The minister’s announcement turned out to be premature as the state lacked the capacity to back his promise. “The state seems to be doing only foolish things and the centre is supporting only weavers and traders, most of who are in the north, in places like Varanasi. Who do we go to with our issues?” asks Shanta Kumar, a silk farmer from Karnataka’s Davanagere district. India is the second largest producer of silk in the world. Half of India’s silk is produced in Karnataka. Heavy rains in silk producing districts of Ramanagara, Mysuru, Chikballapur and Kolar have filled the silk cocoons with moisture. “The cocoon needs to be dry and soft and not hard like this,” KM Jaffar, a reeler, tells us, pressing a cocoon from a farmer’s produce. “We’ll need up to 10 kilograms of such substandard cocoons to produce one kilo of pure silk. This is leaving us with no profit,” he says. Another reason attributed to the low prices is the 5% GST on silk yarn and fabric. Farmers and reelers say this is passed down the supply chain, because of which they have to bear the extra burden. Farmers also say that silk yarn imported from China is preferred by weavers for its low price and this has put the domestic market in further peril.
A temporary setback
The State Department of Sericulture and the Central Silk Board (CSB), a statutory body under the Union Ministry of Textiles, say this is only a temporary setback. The CSB is a research and development organisation whose mandate is to provide technical and technological support to the silk industry. “We are constantly working to improve productivity and reduce risk factors and believe the rates should improve again soon,” adds the official. KS Manjunath, commissioner for sericulture development, Karnataka, says that the decline in prices is the result of surplus in supply as well as the excessive rains. “As more and more farmers are getting into sericulture there is a lot of supply of silk cocoons. Silk farmers are getting eight to ten crops in a year now.
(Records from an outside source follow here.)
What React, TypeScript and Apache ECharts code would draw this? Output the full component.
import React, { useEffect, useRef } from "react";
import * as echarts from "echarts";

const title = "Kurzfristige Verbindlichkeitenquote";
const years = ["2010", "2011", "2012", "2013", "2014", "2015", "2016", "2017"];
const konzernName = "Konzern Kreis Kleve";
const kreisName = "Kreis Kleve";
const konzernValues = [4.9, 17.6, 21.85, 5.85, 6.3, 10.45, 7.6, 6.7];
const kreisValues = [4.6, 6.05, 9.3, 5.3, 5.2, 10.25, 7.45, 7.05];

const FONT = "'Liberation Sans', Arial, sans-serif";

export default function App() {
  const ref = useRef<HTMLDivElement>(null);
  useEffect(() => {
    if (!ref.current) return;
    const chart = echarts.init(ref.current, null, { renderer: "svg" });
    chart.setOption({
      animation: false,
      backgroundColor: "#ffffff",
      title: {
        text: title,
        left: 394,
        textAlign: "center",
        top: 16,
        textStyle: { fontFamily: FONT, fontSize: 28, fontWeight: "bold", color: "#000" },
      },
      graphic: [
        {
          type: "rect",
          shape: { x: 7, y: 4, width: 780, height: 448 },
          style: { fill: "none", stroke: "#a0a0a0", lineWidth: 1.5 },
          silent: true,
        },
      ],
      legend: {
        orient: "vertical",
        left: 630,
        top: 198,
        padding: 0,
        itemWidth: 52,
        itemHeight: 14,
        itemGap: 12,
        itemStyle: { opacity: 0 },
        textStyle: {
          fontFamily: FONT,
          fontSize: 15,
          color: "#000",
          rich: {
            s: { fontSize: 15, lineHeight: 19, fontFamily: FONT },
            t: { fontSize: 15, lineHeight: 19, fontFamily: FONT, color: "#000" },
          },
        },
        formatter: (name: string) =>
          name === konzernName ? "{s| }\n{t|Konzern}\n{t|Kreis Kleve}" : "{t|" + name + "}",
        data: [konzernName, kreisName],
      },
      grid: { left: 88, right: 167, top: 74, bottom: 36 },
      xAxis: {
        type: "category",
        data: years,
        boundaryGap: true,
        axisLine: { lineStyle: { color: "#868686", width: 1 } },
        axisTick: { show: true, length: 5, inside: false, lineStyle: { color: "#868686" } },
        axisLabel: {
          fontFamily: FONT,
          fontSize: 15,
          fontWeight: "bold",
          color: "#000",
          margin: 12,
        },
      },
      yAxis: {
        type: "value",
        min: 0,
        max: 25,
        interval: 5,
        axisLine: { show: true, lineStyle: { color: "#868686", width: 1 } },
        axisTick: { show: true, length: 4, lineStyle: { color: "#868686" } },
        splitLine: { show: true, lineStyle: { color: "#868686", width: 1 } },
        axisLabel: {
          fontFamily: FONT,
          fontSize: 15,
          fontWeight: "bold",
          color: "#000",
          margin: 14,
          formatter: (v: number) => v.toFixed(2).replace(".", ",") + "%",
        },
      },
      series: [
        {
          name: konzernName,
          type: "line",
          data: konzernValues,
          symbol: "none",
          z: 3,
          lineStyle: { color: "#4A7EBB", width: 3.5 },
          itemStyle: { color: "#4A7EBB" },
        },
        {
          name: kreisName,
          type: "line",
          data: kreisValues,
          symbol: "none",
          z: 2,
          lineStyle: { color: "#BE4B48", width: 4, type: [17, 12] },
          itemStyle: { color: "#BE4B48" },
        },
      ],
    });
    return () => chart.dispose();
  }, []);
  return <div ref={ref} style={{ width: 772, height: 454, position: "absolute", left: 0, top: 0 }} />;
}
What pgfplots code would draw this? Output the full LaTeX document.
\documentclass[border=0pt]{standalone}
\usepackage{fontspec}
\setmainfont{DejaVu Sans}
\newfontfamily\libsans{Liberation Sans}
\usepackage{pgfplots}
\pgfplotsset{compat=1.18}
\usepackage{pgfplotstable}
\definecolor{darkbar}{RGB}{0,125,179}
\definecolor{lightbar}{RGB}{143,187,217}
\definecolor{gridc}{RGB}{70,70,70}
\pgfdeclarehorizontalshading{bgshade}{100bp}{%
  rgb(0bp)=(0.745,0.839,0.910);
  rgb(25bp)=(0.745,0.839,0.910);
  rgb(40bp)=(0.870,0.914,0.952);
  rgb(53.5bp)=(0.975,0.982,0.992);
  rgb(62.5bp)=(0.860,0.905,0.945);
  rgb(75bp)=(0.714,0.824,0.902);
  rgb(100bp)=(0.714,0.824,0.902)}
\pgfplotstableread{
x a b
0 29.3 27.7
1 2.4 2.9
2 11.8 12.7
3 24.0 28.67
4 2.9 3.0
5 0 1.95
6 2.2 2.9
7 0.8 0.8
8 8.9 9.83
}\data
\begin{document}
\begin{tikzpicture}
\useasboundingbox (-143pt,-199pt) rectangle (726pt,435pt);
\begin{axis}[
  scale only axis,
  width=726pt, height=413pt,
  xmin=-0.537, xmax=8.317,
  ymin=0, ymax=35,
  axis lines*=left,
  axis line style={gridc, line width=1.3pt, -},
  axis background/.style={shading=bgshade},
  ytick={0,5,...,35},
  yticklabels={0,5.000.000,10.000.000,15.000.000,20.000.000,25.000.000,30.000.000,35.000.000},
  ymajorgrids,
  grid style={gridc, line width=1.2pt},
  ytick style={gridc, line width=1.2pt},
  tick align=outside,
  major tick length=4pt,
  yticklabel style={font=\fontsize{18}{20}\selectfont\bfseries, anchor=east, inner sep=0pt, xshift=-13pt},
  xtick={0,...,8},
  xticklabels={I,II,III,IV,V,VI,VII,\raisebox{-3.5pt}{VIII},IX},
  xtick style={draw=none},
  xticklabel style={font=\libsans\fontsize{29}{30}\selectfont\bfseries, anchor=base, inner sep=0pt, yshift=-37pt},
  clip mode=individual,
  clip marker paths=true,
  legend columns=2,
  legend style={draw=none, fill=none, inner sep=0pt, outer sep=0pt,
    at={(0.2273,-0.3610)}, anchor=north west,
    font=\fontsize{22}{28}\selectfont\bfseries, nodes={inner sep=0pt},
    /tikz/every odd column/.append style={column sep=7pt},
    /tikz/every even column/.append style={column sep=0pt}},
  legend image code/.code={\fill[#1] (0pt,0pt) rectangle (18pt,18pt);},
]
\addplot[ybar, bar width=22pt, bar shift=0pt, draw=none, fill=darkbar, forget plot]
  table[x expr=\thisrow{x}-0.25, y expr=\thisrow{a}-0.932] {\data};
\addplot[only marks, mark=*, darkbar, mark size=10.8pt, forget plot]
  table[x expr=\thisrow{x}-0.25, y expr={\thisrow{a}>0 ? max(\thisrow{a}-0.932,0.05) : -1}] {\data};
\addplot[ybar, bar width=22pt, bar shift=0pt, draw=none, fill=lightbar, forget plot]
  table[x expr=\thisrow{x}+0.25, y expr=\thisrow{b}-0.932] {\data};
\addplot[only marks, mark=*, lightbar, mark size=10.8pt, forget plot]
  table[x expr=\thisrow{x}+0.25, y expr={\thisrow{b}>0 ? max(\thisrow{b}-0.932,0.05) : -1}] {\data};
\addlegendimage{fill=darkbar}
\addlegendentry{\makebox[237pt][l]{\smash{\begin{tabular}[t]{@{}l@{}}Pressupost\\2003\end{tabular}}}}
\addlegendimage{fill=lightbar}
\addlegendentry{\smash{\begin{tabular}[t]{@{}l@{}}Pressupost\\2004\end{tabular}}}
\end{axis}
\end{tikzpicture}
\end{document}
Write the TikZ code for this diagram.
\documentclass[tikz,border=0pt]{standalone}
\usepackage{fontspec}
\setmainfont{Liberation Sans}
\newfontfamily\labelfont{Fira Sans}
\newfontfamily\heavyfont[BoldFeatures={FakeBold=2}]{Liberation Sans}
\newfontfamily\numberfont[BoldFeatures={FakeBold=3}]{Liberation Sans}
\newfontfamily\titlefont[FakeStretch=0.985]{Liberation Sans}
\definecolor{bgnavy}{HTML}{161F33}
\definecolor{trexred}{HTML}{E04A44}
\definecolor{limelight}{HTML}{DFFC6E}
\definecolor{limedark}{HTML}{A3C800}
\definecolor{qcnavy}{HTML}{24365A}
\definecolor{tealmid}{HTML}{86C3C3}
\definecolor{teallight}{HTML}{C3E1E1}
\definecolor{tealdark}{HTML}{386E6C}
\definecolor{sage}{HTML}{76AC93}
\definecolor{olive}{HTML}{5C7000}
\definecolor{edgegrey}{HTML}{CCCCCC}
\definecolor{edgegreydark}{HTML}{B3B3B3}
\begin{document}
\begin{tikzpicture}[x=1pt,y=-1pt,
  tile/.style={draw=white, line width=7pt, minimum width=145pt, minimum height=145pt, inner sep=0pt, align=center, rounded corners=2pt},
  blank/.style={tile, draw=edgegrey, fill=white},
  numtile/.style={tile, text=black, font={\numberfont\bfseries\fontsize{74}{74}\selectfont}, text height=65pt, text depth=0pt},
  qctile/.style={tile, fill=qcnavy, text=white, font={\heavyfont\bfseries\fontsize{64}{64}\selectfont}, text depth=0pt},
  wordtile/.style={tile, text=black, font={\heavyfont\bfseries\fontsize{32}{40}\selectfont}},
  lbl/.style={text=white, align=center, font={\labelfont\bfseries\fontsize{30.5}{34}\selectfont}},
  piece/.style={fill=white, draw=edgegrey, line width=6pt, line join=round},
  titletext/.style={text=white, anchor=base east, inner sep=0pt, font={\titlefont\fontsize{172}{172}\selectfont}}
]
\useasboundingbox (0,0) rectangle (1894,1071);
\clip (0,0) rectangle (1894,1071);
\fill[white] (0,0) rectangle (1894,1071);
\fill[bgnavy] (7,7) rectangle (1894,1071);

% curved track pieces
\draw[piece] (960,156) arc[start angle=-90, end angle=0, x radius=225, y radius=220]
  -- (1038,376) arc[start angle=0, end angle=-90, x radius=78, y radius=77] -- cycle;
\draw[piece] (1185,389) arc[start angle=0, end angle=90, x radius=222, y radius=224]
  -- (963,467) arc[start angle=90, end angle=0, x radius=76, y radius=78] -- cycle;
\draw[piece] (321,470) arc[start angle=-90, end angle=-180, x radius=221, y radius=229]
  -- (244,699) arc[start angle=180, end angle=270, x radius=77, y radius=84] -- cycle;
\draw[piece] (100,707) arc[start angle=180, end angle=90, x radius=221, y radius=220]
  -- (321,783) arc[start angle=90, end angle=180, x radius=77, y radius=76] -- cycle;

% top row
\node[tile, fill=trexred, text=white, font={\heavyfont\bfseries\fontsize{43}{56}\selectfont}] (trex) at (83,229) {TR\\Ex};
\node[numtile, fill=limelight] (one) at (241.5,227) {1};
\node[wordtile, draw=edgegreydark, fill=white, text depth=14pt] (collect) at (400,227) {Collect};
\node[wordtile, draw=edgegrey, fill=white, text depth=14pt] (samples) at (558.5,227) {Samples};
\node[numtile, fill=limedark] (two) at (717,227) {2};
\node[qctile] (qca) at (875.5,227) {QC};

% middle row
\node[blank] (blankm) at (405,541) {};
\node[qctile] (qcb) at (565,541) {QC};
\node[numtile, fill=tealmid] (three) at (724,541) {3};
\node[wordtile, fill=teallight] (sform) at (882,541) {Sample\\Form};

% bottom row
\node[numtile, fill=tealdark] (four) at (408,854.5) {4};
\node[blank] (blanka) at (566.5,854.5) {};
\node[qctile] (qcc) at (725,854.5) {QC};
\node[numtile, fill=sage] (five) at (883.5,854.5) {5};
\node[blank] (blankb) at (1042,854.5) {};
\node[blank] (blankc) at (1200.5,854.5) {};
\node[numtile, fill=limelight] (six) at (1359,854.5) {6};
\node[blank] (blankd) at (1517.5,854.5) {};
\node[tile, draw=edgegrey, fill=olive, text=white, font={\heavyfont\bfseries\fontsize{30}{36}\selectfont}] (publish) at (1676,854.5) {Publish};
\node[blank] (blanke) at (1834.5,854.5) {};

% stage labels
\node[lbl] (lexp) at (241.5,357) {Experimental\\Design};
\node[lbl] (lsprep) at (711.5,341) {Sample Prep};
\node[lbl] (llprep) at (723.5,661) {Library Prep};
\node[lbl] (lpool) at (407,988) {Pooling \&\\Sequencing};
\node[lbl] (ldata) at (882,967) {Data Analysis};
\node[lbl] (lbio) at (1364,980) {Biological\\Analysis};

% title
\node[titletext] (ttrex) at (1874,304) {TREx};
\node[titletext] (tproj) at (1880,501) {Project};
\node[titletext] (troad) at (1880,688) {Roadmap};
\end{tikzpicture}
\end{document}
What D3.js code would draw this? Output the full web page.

We’re providing subsidies to farmers for setting up rearing houses, medicines for plants and other equipment and are ready to help them in any other way we can,” he says.
Munshi Basaiah, deputy director of sericulture in Ramanagara, concedes that low rates have led to low profit margins for the farmers. “This is where farmers from all over the country get the best prices for their cocoons between February and May, and then August through October. We have sanctioned 52 automatic silk reeling machines which produce world-class silk. Once these machines are up and running, the quality of the silk thread will also improve and both reelers and farmers should get better profits,” he says.